On DataFrame datatype in Ruby (2016)

MrPowers · on May 30, 2021

All programming languages should have a PyArrow-backed DataFrame data structure. After working with DataFrames in Python or Spark, you'll never want to go back to manipulating nested arrays.

Ruby, Go, Scala, Java should all build these libs (Scala has Spark for cluster computing, but it needs a good Pandas-like single node lib) to attract the data engineers. I'd imagine it's relatively easy to add DataFrame support now cause PyArrow does the heavy lifting.

teruakohatu · on May 30, 2021

I am not sure how useful this 5 year old article is. I stopped following the SciRuby project a long time ago

The DaRu (Ruby DataFrame) sub-project's last commit it around a year ago, but the daru-view sub-project (visualization and plotting for web apps) seems to be maintained and updated frequently:

https://github.com/SciRuby/daru

https://github.com/SciRuby/daru-view

While I like Ruby's syntax and community, it is really hard to compete with in high-level scientific programming market when you are competing against Python, R & Julia (and Mathematica and MatLab).

zverok · on May 30, 2021

(author here) Me neither! Don't know how or why it suddenly appeared on the HN main :)

Just to provide a bit of the personal context: this article caused creator of DaRu (Sameer Deshmukh) to contact me and propose to work on DaRu together, and so I did (see @zverok here: https://github.com/SciRuby/daru/graphs/contributors). I also was, for some time, SciRuby/DaRu's mentor for Google Summer of Code (and, IIRC, it was my initial idea that daru-view grew from).

Also, since that article, an independent dataframe library https://github.com/ankane/rover was created by Andrew Kane, handling some of API and implementation in a cleaner way.

That being said, I am not sure that DaRu, or Rover (or "dataframe" idea in general) has enough visibility in the Ruby community. It is mostly thought as "some special scientific thing", while I believe in 2021 it should be seen as one of the necessary everyday high-level datatypes.

That's what I'd focus this article on if I'd written it today.

mamcx · on May 30, 2021

> , while I believe in 2021 it should be seen as one of the necessary everyday high-level datatypes.

And I add that just the datatype is not enough, because is "this close" to be the foundation for relational programming (p.d: I'm building a relational language where you can say everything is alike data-frames/relations: https://tablam.org).

> It is mostly thought as "some special scientific thing"

This is part of the problem, truly. Being so focused on "science" when I think is better to frame it as data manipulation like you do in SQL tables/views, making it much more general than is used for...

teruakohatu · on May 30, 2021

Thank you for the update.

> I believe in 2021 it should be seen as one of the necessary everyday high-level datatypes.

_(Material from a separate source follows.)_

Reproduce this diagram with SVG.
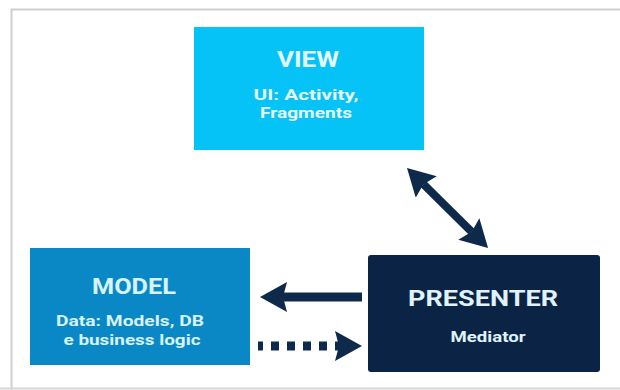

I agree. It is one of those data structures that developers tend to use by reimplementing badly using arrays/lists and dictionarys, usually even unaware that they are doing so.

rolae · on May 30, 2021

Andrew Kane created a dataframe gem fairly recently: https://github.com/ankane/rover

oxinabox · on May 30, 2021

Cool post but kinda dated. It's not wrong as such but of it were written today I would expect a lot more context and depth around various aspects.

E.g. Apache Arrow.

E.g. Julia's constellation of different dataframe (Tables.jl) libraries that are mutually compatible.

E.g. efforts at standardizing dataframes in python.

E.g. tidyverse etc in R

zverok · on May 30, 2021

Yeah, it is dated and naive in many ways :) Really don't know how the HN works and why this one made it to the main page while some of the other stuff I write rarely does so ¯\_(ツ)_/¯

(In _some_ defense of the post, at the time of the writing it was targeted _only_ to the Ruby community. But still, probably, if I'd included "how others do it" section it would bear more weight.)